Although differing in clinical manifestation, the fundamental mode of action – inhibition of neurotransmission – is common to all CNTs. Inhibition of neurotransmitter release by the CNTs is caused by the specific cleavage of a group of proteins integral to the exocytotic process, the ______ proteins (soluble NSF-attachment protein receptors). Cleavage of one or more of the ______ proteins leads to a block in the release of vesicular contents to the extracellular environment. Therefore, in the case of BoNT action on the motorneuron, release of ____________ is prevented.
Botulism results from intoxication by botulinum neurotoxin (BoNT) and is characterized by descending flaccid paralysis as a result of inhibition of acetylcholine release at the neuromuscular junction. There are seven botulinum neurotoxin serotypes (A–G) produced by bacteria of the genus Clostridium, and one of the factors in recovery from botulism depends on the BoNT serotype involved. Together with tetanus neurotoxin (TeNT) produced by Clostridium tetani, the BoNTs make up the clostridial neurotoxin (CNT) family. TeNT exhibits a high degree of sequence and structural homology to the BoNTs, in particular to BoNT/B, and is the causative agent of tetanus, which is characterized by spastic paralysis.
Although differing in clinical manifestation, the fundamental mode of action – inhibition of neurotransmission – is common to all CNTs. Inhibition of neurotransmitter release by the CNTs is caused by the specific cleavage of a group of proteins integral to the exocytotic process, the SNARE proteins (soluble NSF-attachment protein receptors). Cleavage of one or more of the SNARE proteins leads to a block in the release of vesicular contents to the extracellular environment. Therefore, in the case of BoNT action on the motorneuron, release of acetylcholine is prevented.

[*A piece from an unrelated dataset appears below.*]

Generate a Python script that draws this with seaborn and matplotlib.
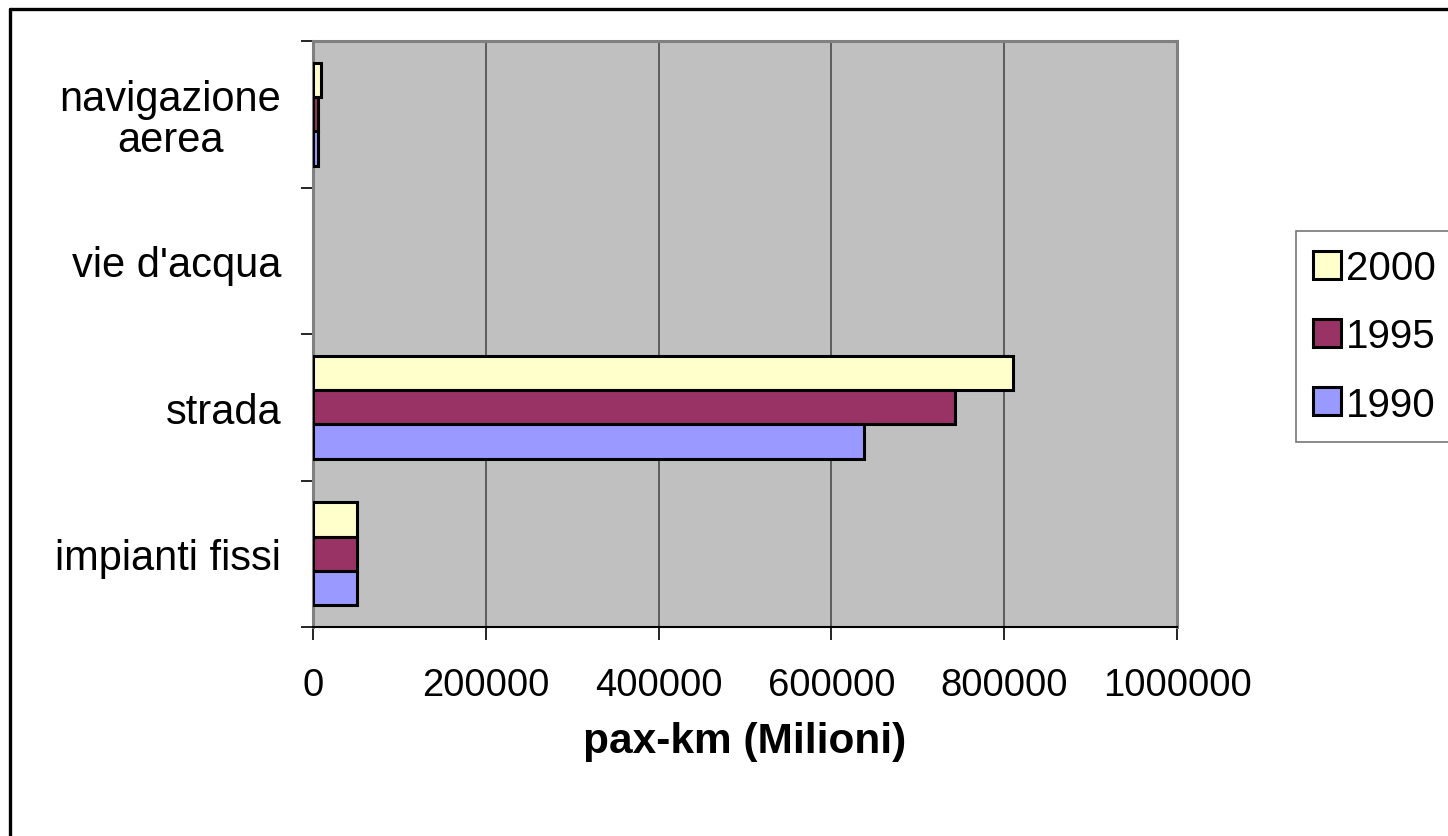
import matplotlib
matplotlib.use("Agg")
import matplotlib.pyplot as plt
from matplotlib.lines import Line2D
import seaborn as sns
import pandas as pd

# Passenger-km by transport mode (millions)
categories = ["navigazione\naerea", "vie d'acqua", "strada", "impianti fissi"]
years = ["2000", "1995", "1990"]
v2000 = [9500, 0, 810000, 51000]
v1995 = [5500, 0, 743000, 51000]
v1990 = [6000, 0, 638000, 51000]
x_ticks = [0, 200000, 400000, 600000, 800000, 1000000]
colors = {"2000": "#FFFFCC", "1995": "#993366", "1990": "#9999FF"}

rows = []
for year, vals in zip(years, [v2000, v1995, v1990]):
    for cat, v in zip(categories, vals):
        rows.append({"modo": cat, "anno": year, "valore": v})
df = pd.DataFrame(rows)

sns.set_style("white")
plt.rcParams["font.family"] = ["Liberation Sans", "DejaVu Sans"]
plt.rcParams["text.color"] = "black"
plt.rcParams["xtick.color"] = "black"
plt.rcParams["ytick.color"] = "black"
plt.rcParams["axes.labelcolor"] = "black"

fig = plt.figure(figsize=(14.48, 8.37), dpi=100)
ax = fig.add_axes([313 / 1448, 1 - 628 / 837, (1177 - 313) / 1448, (628 - 42) / 837])
ax.set_facecolor("#C0C0C0")

sns.barplot(data=df, y="modo", x="valore", hue="anno", hue_order=years,
            order=categories, palette=colors, saturation=1, orient="h", width=0.7,
            edgecolor="black", linewidth=2.2, legend=False, ax=ax, zorder=3)

# hide outlines of zero-length bars
for p in ax.patches:
    if p.get_width() == 0:
        p.set_linewidth(0)

ax.set_xlim(0, 1000000)
ax.set_ylim(3.5, -0.5)
ax.set_xticks(x_ticks)
ax.set_xticklabels([str(t) for t in x_ticks], fontsize=27.5)
ax.tick_params(axis="x", direction="out", length=9, width=1.2, color="black", pad=20, bottom=True)

# y ticks: labels centred on categories, tick marks between them
ax.set_yticks(range(len(categories)))
ax.set_yticklabels(categories, fontsize=30, multialignment="center", linespacing=1.05)
ax.tick_params(axis="y", which="major", length=0, pad=23)
ax.set_yticks([-0.5, 0.5, 1.5, 2.5, 3.5], minor=True)
ax.tick_params(axis="y", which="minor", direction="out", length=9, width=1.2,
               color="black", left=True)

ax.grid(axis="x", color="#555555", linewidth=1.3, zorder=1)
ax.grid(axis="y", visible=False)
ax.set_axisbelow(True)

for side in ["top", "right", "left"]:
    ax.spines[side].set_color("#808080")
    ax.spines[side].set_linewidth(2.2)
ax.spines["bottom"].set_color("black")
ax.spines["bottom"].set_linewidth(1.5)

ax.set_ylabel("")
ax.set_xlabel("pax-km (Milioni)", fontsize=30.5, fontweight="bold", labelpad=13)

handles = [Line2D([], [], marker="s", linestyle="none", markersize=19.5,
                  markerfacecolor=colors[y], markeredgecolor="black",
                  markeredgewidth=2.2, label=y) for y in years]
leg = fig.legend(handles=handles, loc="upper left",
                 bbox_to_anchor=(1296 / 1448, 1 - 232 / 837),
                 fontsize=29, frameon=True, fancybox=False,
                 handlelength=0.65, handletextpad=0.15, labelspacing=0.75,
                 borderpad=0.45, borderaxespad=0)
leg.get_frame().set_edgecolor("#555555")
leg.get_frame().set_linewidth(1.2)

# outer chart frame (left and top edges)
fig.add_artist(Line2D([9.5 / 1448, 9.5 / 1448], [0, 1 - 9.5 / 837],
                      transform=fig.transFigure, color="black", linewidth=2.4))
fig.add_artist(Line2D([9.5 / 1448, 1], [1 - 9.5 / 837, 1 - 9.5 / 837],
                      transform=fig.transFigure, color="black", linewidth=2.4))

fig.savefig("out.png", dpi=100, facecolor="white")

Outline the mechanism of action of botulinum toxin.
BoNT (an AB exotoxin) intoxication occurs through a multi-step process involving each of the toxin functional domains, and can be described as the outcome of three discrete stages.
- BoNTs bind to cholinergic nerve terminals by their HC domains and are subsequently internalized, possibly by receptor-mediated endocytosis. HC-C mediates the neurospecific binding of the toxin to the presynaptic membrane via two independent receptors: a polysialoganglioside (PSG) and the luminal domain of a synaptic vesicles (SV) membrane protein.
- After endocytosis is completed, the SV lumen and the lumen of synaptic endosomes with which SV may have fused is acidified by the proton pumping action of the v-ATPase present on the SV membrane. This pH gradient drives the uptake of neurotransmitters from the cytosol into SV and it is used by BoNTs to translocate their LC (catalytic domain) domain from the SV interior, or synaptic endosome interior, into the cytosol. This process is made possible by the HN domain, also known as translocation domain. Active LC is translocated into the cytosol, where it interacts with, and subsequently cleaves, SNAREs.
- SNARE proteins are involved in the fusion of synaptic vesicles with the plasma membrane and thus the action of BoNT-LC is to prevent exocytosis. At a more specific level, cleavage of SNARE proteins by BoNT inhibits the release of acetylcholine (ACh) at the neuromuscular junction, leading to inhibition of neurotransmission. Cleavage of individual SNARE proteins does not prevent SNARE complex formation, but results in a non-functional complex where the coupling between Ca2+ influx and fusion is disrupted
The neurotransmitter vesicle fusion with the membrane is inhibited leading to no release of neurotransmitter, causing flaccid paralysis.